There was this thing nagging at me and bugging me, until big girl Jill, came up, snorted, labeled it jealousy, and I had no choice but to deny it and build a story to fight against it, or acknowledge it and roll with it. Big girl Jill is actually pretty wise, so I listened to her.
Then Tierney had a phone call from an upset customer wanting to know where her things were. I get it-she sent us a lot of money-but she neglected to note the page said these were preorders and wouldn't begin shipping until mid-February. So I called her back and soothed her, but this flashing "Failure" sign was lighting up my brain.

I haven't had my morning time this week. People keep waking up early, early before 5:30 a.m. and breaking into my spiritual time. I haven't FELT like listening to deep thoughts this week from my ebooks, and just want to coast along on a romantic song and a cloud. But without that time, my fortitude is down. My emotions are raw rather than cared for. So, I came home, made some brownies, and decided to pull it together.

So! here is my have a better day mini-pack. You're welcome.

First some ideas  https://www.theodysseyonline.com/100-things-to-do-when-youve-had-bad-day

Make some brownies. Seriously. Brownie batter makes everything better. Just don't get salmonella.

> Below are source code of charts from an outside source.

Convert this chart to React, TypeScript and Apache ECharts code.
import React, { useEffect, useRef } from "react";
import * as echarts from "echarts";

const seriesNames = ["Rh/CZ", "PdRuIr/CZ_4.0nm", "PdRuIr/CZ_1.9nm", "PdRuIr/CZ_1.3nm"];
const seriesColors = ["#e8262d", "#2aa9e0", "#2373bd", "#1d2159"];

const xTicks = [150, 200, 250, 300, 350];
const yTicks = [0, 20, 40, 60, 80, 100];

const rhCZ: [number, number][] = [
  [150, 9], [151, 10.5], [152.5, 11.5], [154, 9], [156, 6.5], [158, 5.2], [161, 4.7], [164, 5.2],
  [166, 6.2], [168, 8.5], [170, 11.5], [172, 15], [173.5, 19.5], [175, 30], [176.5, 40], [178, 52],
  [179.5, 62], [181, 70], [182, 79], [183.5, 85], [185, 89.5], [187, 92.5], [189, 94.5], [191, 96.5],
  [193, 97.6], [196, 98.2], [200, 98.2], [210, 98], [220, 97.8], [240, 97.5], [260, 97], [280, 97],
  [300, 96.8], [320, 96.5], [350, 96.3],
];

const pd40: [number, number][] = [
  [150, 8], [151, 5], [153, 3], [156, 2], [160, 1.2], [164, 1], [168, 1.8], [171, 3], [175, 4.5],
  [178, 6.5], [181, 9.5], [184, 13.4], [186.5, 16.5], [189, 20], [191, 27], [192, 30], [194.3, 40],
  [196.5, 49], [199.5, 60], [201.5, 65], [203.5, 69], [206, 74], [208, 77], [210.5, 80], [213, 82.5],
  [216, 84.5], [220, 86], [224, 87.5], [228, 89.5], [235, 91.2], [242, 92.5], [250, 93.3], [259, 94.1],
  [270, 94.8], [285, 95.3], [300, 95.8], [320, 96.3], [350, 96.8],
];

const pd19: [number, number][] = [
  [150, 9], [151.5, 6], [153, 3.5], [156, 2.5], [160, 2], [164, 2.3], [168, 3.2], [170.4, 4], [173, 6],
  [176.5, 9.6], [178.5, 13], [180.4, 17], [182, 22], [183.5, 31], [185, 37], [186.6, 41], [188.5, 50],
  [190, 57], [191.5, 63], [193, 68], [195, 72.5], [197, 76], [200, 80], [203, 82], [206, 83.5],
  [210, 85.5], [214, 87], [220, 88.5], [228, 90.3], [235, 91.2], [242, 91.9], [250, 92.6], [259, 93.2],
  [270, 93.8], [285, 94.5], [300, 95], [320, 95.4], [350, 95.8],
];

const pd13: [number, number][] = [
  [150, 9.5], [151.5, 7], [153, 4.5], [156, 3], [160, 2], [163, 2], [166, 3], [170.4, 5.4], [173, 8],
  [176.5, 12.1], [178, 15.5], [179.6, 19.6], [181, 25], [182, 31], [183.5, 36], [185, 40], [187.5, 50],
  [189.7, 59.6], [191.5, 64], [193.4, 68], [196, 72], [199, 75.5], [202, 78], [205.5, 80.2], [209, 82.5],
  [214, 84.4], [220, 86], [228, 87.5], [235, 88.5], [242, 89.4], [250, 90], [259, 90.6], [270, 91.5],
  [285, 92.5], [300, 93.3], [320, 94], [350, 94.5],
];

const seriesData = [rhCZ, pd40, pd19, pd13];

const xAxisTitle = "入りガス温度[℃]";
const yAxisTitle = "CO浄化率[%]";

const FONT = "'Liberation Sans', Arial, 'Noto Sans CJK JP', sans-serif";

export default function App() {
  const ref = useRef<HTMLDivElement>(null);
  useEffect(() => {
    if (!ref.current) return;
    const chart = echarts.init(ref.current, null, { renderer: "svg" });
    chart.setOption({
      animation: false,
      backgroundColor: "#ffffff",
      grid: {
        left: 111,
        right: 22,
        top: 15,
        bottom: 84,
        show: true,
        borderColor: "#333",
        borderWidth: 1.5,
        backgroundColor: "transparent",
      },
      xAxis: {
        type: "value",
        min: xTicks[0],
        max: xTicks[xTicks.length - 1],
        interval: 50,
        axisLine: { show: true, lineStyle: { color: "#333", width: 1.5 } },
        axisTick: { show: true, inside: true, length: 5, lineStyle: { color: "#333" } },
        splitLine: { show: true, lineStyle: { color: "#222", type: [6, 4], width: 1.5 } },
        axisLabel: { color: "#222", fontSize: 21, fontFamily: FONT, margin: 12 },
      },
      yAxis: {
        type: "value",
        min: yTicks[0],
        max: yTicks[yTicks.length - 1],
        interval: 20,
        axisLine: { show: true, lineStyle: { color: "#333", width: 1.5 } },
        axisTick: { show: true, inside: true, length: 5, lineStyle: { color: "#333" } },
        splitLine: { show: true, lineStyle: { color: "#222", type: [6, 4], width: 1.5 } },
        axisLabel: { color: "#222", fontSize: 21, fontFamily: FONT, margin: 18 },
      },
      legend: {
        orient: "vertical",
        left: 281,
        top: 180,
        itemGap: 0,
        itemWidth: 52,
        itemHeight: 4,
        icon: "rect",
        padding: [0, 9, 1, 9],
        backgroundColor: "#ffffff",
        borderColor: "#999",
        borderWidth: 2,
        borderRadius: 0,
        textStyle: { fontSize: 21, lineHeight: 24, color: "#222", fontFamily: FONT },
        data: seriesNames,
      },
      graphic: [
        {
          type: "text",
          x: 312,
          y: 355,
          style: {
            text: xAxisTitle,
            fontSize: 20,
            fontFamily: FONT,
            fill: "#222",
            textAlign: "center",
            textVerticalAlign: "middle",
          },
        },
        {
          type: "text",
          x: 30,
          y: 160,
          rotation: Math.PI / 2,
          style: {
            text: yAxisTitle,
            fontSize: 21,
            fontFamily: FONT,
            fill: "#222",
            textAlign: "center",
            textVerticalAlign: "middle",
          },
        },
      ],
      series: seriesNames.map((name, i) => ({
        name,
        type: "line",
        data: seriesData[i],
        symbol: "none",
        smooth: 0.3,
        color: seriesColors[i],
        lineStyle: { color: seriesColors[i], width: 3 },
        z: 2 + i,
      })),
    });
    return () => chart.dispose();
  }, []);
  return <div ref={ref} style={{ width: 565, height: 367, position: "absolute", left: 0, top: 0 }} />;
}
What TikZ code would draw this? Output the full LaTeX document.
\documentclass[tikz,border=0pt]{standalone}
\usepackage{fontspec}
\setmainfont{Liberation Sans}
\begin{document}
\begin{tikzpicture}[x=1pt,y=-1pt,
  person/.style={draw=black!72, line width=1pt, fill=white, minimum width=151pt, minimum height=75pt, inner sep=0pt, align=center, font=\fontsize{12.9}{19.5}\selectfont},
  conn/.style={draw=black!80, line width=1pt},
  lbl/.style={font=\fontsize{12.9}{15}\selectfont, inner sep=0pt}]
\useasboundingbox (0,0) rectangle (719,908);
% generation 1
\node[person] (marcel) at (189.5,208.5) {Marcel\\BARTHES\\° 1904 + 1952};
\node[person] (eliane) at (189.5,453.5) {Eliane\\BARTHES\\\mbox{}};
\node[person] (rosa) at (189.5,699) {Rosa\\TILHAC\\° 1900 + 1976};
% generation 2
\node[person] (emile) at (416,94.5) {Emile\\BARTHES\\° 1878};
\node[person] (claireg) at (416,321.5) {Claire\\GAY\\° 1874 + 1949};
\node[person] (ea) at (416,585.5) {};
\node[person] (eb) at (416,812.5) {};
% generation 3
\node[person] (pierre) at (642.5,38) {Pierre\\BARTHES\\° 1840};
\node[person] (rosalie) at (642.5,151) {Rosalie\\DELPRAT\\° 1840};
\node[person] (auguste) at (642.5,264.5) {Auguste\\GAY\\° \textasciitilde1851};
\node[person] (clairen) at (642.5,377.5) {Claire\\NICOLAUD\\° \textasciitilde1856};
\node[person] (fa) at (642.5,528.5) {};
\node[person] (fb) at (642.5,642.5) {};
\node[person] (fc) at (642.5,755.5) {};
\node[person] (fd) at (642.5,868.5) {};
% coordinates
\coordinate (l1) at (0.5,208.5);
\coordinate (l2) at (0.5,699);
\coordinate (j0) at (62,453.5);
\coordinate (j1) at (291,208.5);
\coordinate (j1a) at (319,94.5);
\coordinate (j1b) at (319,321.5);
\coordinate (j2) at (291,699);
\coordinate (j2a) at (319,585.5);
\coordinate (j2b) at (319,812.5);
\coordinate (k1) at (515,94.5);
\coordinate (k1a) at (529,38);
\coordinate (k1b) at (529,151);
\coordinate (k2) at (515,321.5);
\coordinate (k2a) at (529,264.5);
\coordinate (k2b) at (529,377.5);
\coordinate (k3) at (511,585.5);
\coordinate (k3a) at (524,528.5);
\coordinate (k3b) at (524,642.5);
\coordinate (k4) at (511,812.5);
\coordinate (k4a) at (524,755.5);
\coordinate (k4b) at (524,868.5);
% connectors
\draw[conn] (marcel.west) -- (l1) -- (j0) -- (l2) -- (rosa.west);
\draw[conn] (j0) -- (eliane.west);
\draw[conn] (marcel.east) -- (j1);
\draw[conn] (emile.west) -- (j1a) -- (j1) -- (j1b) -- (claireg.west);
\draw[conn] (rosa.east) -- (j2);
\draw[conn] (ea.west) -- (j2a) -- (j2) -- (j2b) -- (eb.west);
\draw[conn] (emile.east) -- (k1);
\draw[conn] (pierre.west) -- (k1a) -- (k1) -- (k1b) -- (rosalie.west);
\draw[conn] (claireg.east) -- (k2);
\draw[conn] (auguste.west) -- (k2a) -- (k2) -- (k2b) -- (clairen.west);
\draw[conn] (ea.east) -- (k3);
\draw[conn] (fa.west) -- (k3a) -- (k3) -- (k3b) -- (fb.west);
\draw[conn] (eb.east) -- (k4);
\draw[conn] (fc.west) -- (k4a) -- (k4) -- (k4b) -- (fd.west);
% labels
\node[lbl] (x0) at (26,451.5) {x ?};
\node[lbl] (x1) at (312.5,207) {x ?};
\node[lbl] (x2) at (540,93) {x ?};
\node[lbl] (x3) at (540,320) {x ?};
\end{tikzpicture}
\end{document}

Listen to some of my favorite songs (don't laugh at my song choices, I fear I am a simple cliche. That's okay, you know. The right people still love me).
https://www.youtube.com/playlist?list=PLYjZBZyb8_3DaOm16CLfq4lRNcrXvZpLO

I often go out for a diet soda in the evening to listen to music, get a break from putting Alec to bed, and get my second wind. But I think I might just take a bath tonight and just soak (but I am restless, so I don't know how that will go. It's hard to lay in a hot tub when your nerves are hopping all over the place).

Finally before bed I will watch a favorite show with my husband. Our go-to is Zoolander, but there won't be enough time. We'll probably catch some of The Office. Who doesn't love that show?

And it will be better.

What do YOU do to cheer yourself up?